** start MATERIAL SHOWN **

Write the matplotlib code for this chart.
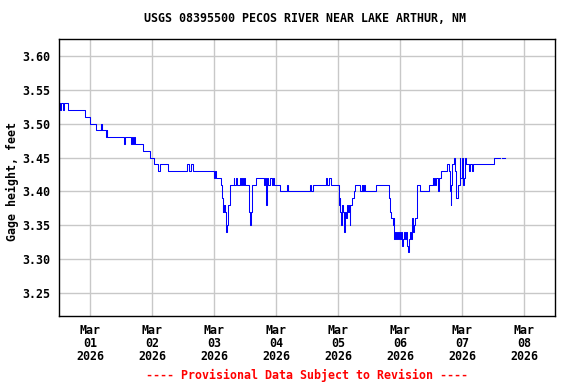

** end MATERIAL SHOWN **
** start MATERIAL SHOWN **

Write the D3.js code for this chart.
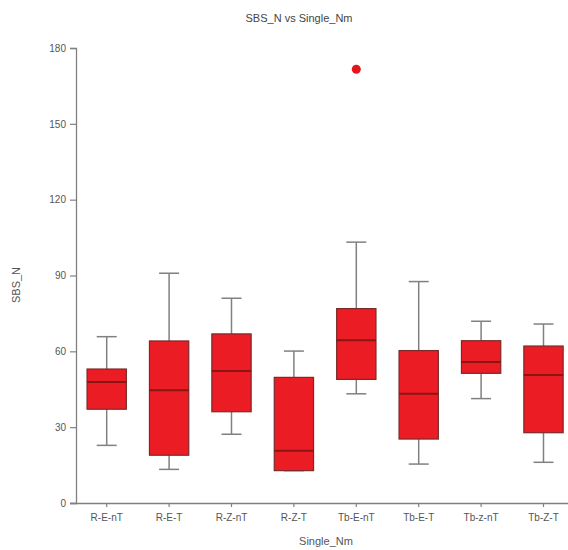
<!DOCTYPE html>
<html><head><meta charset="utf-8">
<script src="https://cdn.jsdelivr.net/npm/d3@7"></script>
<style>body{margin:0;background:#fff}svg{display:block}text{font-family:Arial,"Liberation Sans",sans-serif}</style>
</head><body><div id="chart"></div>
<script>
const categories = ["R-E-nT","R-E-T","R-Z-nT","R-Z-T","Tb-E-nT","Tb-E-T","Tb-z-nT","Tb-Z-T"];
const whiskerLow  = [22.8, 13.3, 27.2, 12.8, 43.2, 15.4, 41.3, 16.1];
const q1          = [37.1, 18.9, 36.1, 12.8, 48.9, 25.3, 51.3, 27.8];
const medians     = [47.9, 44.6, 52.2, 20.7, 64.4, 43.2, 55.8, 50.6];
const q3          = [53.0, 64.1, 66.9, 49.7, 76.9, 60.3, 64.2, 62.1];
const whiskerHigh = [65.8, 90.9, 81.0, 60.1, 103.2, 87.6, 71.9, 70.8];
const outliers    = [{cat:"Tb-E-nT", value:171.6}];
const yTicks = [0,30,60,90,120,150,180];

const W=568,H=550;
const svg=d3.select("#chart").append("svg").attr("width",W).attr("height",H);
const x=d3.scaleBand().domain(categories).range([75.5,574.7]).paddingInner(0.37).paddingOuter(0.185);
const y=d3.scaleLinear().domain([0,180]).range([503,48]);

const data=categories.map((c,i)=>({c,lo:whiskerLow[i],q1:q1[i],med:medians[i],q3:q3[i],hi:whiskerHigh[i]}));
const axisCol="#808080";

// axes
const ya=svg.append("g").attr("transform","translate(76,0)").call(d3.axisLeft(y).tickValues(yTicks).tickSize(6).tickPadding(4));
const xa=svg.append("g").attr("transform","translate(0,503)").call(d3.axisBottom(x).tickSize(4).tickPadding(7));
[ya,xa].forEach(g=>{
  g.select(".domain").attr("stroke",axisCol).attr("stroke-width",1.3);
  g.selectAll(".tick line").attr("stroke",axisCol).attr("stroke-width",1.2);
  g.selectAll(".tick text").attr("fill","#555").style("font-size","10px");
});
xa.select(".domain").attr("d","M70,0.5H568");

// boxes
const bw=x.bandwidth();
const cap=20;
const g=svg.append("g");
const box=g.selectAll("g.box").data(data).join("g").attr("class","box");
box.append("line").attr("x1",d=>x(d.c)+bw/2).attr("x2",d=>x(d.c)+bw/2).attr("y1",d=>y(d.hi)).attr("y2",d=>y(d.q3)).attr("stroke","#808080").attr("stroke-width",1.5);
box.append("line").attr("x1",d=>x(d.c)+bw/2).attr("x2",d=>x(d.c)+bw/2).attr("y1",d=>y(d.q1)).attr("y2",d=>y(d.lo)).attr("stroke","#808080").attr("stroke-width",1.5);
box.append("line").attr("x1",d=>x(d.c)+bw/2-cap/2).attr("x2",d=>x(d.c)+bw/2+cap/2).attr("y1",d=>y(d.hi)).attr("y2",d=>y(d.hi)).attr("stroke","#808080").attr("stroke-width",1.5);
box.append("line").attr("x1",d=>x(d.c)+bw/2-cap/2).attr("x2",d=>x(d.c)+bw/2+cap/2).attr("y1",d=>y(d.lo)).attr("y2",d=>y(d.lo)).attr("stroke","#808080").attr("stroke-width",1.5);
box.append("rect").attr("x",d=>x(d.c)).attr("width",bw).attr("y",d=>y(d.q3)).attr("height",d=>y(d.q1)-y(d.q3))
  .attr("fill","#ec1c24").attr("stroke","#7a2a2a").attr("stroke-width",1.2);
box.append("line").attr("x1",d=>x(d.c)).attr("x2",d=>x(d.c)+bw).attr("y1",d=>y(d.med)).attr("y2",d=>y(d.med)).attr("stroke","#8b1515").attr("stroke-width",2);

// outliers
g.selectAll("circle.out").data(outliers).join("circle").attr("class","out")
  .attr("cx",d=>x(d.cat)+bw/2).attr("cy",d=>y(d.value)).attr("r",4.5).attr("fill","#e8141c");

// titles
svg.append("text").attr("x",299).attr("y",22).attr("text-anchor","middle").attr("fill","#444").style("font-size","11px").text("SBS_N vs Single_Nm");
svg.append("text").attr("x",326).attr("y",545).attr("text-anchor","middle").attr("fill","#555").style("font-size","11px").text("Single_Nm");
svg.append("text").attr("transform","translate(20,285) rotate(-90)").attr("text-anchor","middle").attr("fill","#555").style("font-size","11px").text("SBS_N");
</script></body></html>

** end MATERIAL SHOWN **

THE REQUEST ▸
In the records above, how many lines include the string "code"? Answer with only the number.

SOLVED EXERCISE ▸
2